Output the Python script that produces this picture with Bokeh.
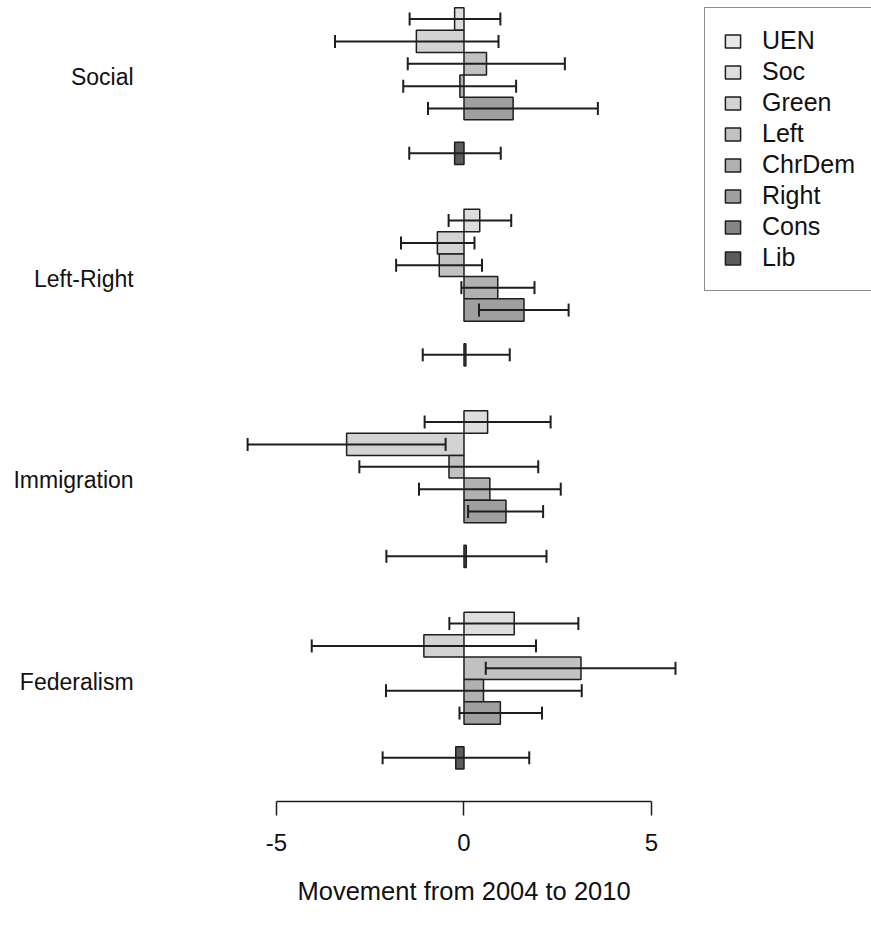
import math
from bokeh.plotting import figure
from bokeh.models import (ColumnDataSource, Range1d, FixedTicker, Whisker, TeeHead,
                          Legend, LegendItem, Title)
from bokeh.core.properties import value
from bokeh.embed import file_html
from bokeh.resources import INLINE

nan = float("nan")

topics = ["Social", "Left-Right", "Immigration", "Federalism"]
parties = ["UEN", "Soc", "Green", "Left", "ChrDem", "Right", "Cons", "Lib"]
colors = ["#e8e8e8", "#dedede", "#d3d3d3", "#c1c1c1", "#b1b1b1", "#9f9f9f", "#858585", "#5b5b5b"]

# movement (one value per topic, in topic order)
UEN = [nan, nan, nan, nan]
Soc = [-0.25, 0.42, 0.63, 1.34]
Green = [-1.27, -0.71, -3.13, -1.07]
Left = [0.60, -0.66, -0.40, 3.12]
ChrDem = [-0.11, 0.90, 0.69, 0.52]
Right = [1.31, 1.60, 1.12, 0.97]
Cons = [nan, nan, nan, nan]
Lib = [-0.25, 0.05, 0.06, -0.22]

# confidence interval bounds
UEN_lo = [nan, nan, nan, nan]
UEN_hi = [nan, nan, nan, nan]
Soc_lo = [-1.45, -0.41, -1.05, -0.39]
Soc_hi = [0.97, 1.26, 2.31, 3.05]
Green_lo = [-3.44, -1.68, -5.77, -4.06]
Green_hi = [0.92, 0.28, -0.49, 1.92]
Left_lo = [-1.50, -1.81, -2.79, 0.58]
Left_hi = [2.69, 0.48, 1.98, 5.64]
ChrDem_lo = [-1.62, -0.07, -1.20, -2.08]
ChrDem_hi = [1.39, 1.88, 2.58, 3.14]
Right_lo = [-0.96, 0.40, 0.11, -0.12]
Right_hi = [3.57, 2.79, 2.11, 2.08]
Cons_lo = [nan, nan, nan, nan]
Cons_hi = [nan, nan, nan, nan]
Lib_lo = [-1.46, -1.10, -2.07, -2.17]
Lib_hi = [0.98, 1.22, 2.20, 1.74]

values = [UEN, Soc, Green, Left, ChrDem, Right, Cons, Lib]
lows = [UEN_lo, Soc_lo, Green_lo, Left_lo, ChrDem_lo, Right_lo, Cons_lo, Lib_lo]
highs = [UEN_hi, Soc_hi, Green_hi, Left_hi, ChrDem_hi, Right_hi, Cons_hi, Lib_hi]

x_ticks = [-5, 0, 5]
x_tick_labels = ["-5", "0", "5"]
x_title = "Movement from 2004 to 2010"

FONT = "Liberation Sans"
INK = "#1e1e1e"
group_size = len(parties) + 1  # one empty slot between groups

p = figure(width=871, height=929, output_backend="svg", toolbar_location=None,
           x_range=Range1d(-12.36, 10.867), y_range=Range1d(36.45, 0.674),
           y_axis_location=None, x_axis_location="below",
           min_border_left=0, min_border_right=0, min_border_top=0,
           min_border_bottom=128)
p.outline_line_color = None
p.xgrid.visible = False
p.ygrid.visible = False
p.background_fill_color = "white"
p.border_fill_color = "white"

items = []
for k, party in enumerate(parties):
    ys = [g * group_size + k + 0.5 for g in range(len(topics))]
    src = ColumnDataSource(dict(y=ys, v=values[k]))
    r = p.hbar(y="y", left=0, right="v", height=1.0, source=src,
               fill_color=colors[k], line_color=INK, line_width=1.5)
    items.append(LegendItem(label=party, renderers=[r]))
    keep = [i for i in range(len(topics)) if not math.isnan(lows[k][i])]
    if keep:
        wsrc = ColumnDataSource(dict(y=[ys[i] for i in keep],
                                     lo=[lows[k][i] for i in keep],
                                     hi=[highs[k][i] for i in keep]))
        w = Whisker(base="y", lower="lo", upper="hi", dimension="width", source=wsrc,
                    line_color=INK, line_width=2, level="annotation",
                    upper_head=TeeHead(size=13, line_color=INK, line_width=2),
                    lower_head=TeeHead(size=13, line_color=INK, line_width=2))
        p.add_layout(w)

# group labels
lab_src = ColumnDataSource(dict(x=[-8.81] * len(topics),
                                y=[g * group_size + 4.1 for g in range(len(topics))],
                                t=topics))
p.text(x="x", y="y", text="t", source=lab_src, text_align="right",
       text_baseline="middle", text_font=value(FONT), text_font_size="23px",
       text_color="#111111")

ax = p.xaxis[0]
ax.bounds = (-5, 5)
ax.ticker = FixedTicker(ticks=x_ticks)
ax.major_label_overrides = {t: s for t, s in zip(x_ticks, x_tick_labels)}
ax.minor_tick_line_color = None
ax.major_tick_in = 0
ax.major_tick_out = 14
ax.major_tick_line_width = 1.5
ax.major_tick_line_color = INK
ax.axis_line_width = 1.5
ax.axis_line_color = INK
ax.major_label_standoff = 18
ax.major_label_text_font = FONT
ax.major_label_text_font_size = "24px"
ax.major_label_text_color = "#111111"

# axis title, centred under the -5..5 axis span
p.add_layout(Title(text=x_title, align="left", offset=297, standoff=43,
                   text_font=FONT, text_font_size="25.5px",
                   text_font_style="normal", text_color="#111111"), "below")

legend = Legend(items=items, location=(704, 510), padding=18, spacing=2,
                glyph_width=19, glyph_height=16, label_height=28,
                label_standoff=20, margin=0,
                label_text_font=FONT, label_text_font_size="25px",
                label_text_color="#111111",
                border_line_color=INK, border_line_width=1.2,
                background_fill_color="white", background_fill_alpha=1.0)
p.add_layout(legend)

open("out.html", "w").write(file_html(p, INLINE))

→ Stated task
Do not copy the pictures, but repeat every line exactly.

→ Exercise output
Output the Python script that produces this picture with Bokeh.
import math
from bokeh.plotting import figure
from bokeh.models import (ColumnDataSource, Range1d, FixedTicker, Whisker, TeeHead,
                          Legend, LegendItem, Title)
from bokeh.core.properties import value
from bokeh.embed import file_html
from bokeh.resources import INLINE

nan = float("nan")

topics = ["Social", "Left-Right", "Immigration", "Federalism"]
parties = ["UEN", "Soc", "Green", "Left", "ChrDem", "Right", "Cons", "Lib"]
colors = ["#e8e8e8", "#dedede", "#d3d3d3", "#c1c1c1", "#b1b1b1", "#9f9f9f", "#858585", "#5b5b5b"]

# movement (one value per topic, in topic order)
UEN = [nan, nan, nan, nan]
Soc = [-0.25, 0.42, 0.63, 1.34]
Green = [-1.27, -0.71, -3.13, -1.07]
Left = [0.60, -0.66, -0.40, 3.12]
ChrDem = [-0.11, 0.90, 0.69, 0.52]
Right = [1.31, 1.60, 1.12, 0.97]
Cons = [nan, nan, nan, nan]
Lib = [-0.25, 0.05, 0.06, -0.22]

# confidence interval bounds
UEN_lo = [nan, nan, nan, nan]
UEN_hi = [nan, nan, nan, nan]
Soc_lo = [-1.45, -0.41, -1.05, -0.39]
Soc_hi = [0.97, 1.26, 2.31, 3.05]
Green_lo = [-3.44, -1.68, -5.77, -4.06]
Green_hi = [0.92, 0.28, -0.49, 1.92]
Left_lo = [-1.50, -1.81, -2.79, 0.58]
Left_hi = [2.69, 0.48, 1.98, 5.64]
ChrDem_lo = [-1.62, -0.07, -1.20, -2.08]
ChrDem_hi = [1.39, 1.88, 2.58, 3.14]
Right_lo = [-0.96, 0.40, 0.11, -0.12]
Right_hi = [3.57, 2.79, 2.11, 2.08]
Cons_lo = [nan, nan, nan, nan]
Cons_hi = [nan, nan, nan, nan]
Lib_lo = [-1.46, -1.10, -2.07, -2.17]
Lib_hi = [0.98, 1.22, 2.20, 1.74]

values = [UEN, Soc, Green, Left, ChrDem, Right, Cons, Lib]
lows = [UEN_lo, Soc_lo, Green_lo, Left_lo, ChrDem_lo, Right_lo, Cons_lo, Lib_lo]
highs = [UEN_hi, Soc_hi, Green_hi, Left_hi, ChrDem_hi, Right_hi, Cons_hi, Lib_hi]

x_ticks = [-5, 0, 5]
x_tick_labels = ["-5", "0", "5"]
x_title = "Movement from 2004 to 2010"

FONT = "Liberation Sans"
INK = "#1e1e1e"
group_size = len(parties) + 1  # one empty slot between groups

p = figure(width=871, height=929, output_backend="svg", toolbar_location=None,
           x_range=Range1d(-12.36, 10.867), y_range=Range1d(36.45, 0.674),
           y_axis_location=None, x_axis_location="below",
           min_border_left=0, min_border_right=0, min_border_top=0,
           min_border_bottom=128)
p.outline_line_color = None
p.xgrid.visible = False
p.ygrid.visible = False
p.background_fill_color = "white"
p.border_fill_color = "white"

items = []
for k, party in enumerate(parties):
    ys = [g * group_size + k + 0.5 for g in range(len(topics))]
    src = ColumnDataSource(dict(y=ys, v=values[k]))
    r = p.hbar(y="y", left=0, right="v", height=1.0, source=src,
               fill_color=colors[k], line_color=INK, line_width=1.5)
    items.append(LegendItem(label=party, renderers=[r]))
    keep = [i for i in range(len(topics)) if not math.isnan(lows[k][i])]
    if keep:
        wsrc = ColumnDataSource(dict(y=[ys[i] for i in keep],
                                     lo=[lows[k][i] for i in keep],
                                     hi=[highs[k][i] for i in keep]))
        w = Whisker(base="y", lower="lo", upper="hi", dimension="width", source=wsrc,
                    line_color=INK, line_width=2, level="annotation",
                    upper_head=TeeHead(size=13, line_color=INK, line_width=2),
                    lower_head=TeeHead(size=13, line_color=INK, line_width=2))
        p.add_layout(w)

# group labels
lab_src = ColumnDataSource(dict(x=[-8.81] * len(topics),
                                y=[g * group_size + 4.1 for g in range(len(topics))],
                                t=topics))
p.text(x="x", y="y", text="t", source=lab_src, text_align="right",
       text_baseline="middle", text_font=value(FONT), text_font_size="23px",
       text_color="#111111")

ax = p.xaxis[0]
ax.bounds = (-5, 5)
ax.ticker = FixedTicker(ticks=x_ticks)
ax.major_label_overrides = {t: s for t, s in zip(x_ticks, x_tick_labels)}
ax.minor_tick_line_color = None
ax.major_tick_in = 0
ax.major_tick_out = 14
ax.major_tick_line_width = 1.5
ax.major_tick_line_color = INK
ax.axis_line_width = 1.5
ax.axis_line_color = INK
ax.major_label_standoff = 18
ax.major_label_text_font = FONT
ax.major_label_text_font_size = "24px"
ax.major_label_text_color = "#111111"

# axis title, centred under the -5..5 axis span
p.add_layout(Title(text=x_title, align="left", offset=297, standoff=43,
                   text_font=FONT, text_font_size="25.5px",
                   text_font_style="normal", text_color="#111111"), "below")

legend = Legend(items=items, location=(704, 510), padding=18, spacing=2,
                glyph_width=19, glyph_height=16, label_height=28,
                label_standoff=20, margin=0,
                label_text_font=FONT, label_text_font_size="25px",
                label_text_color="#111111",
                border_line_color=INK, border_line_width=1.2,
                background_fill_color="white", background_fill_alpha=1.0)
p.add_layout(legend)

open("out.html", "w").write(file_html(p, INLINE))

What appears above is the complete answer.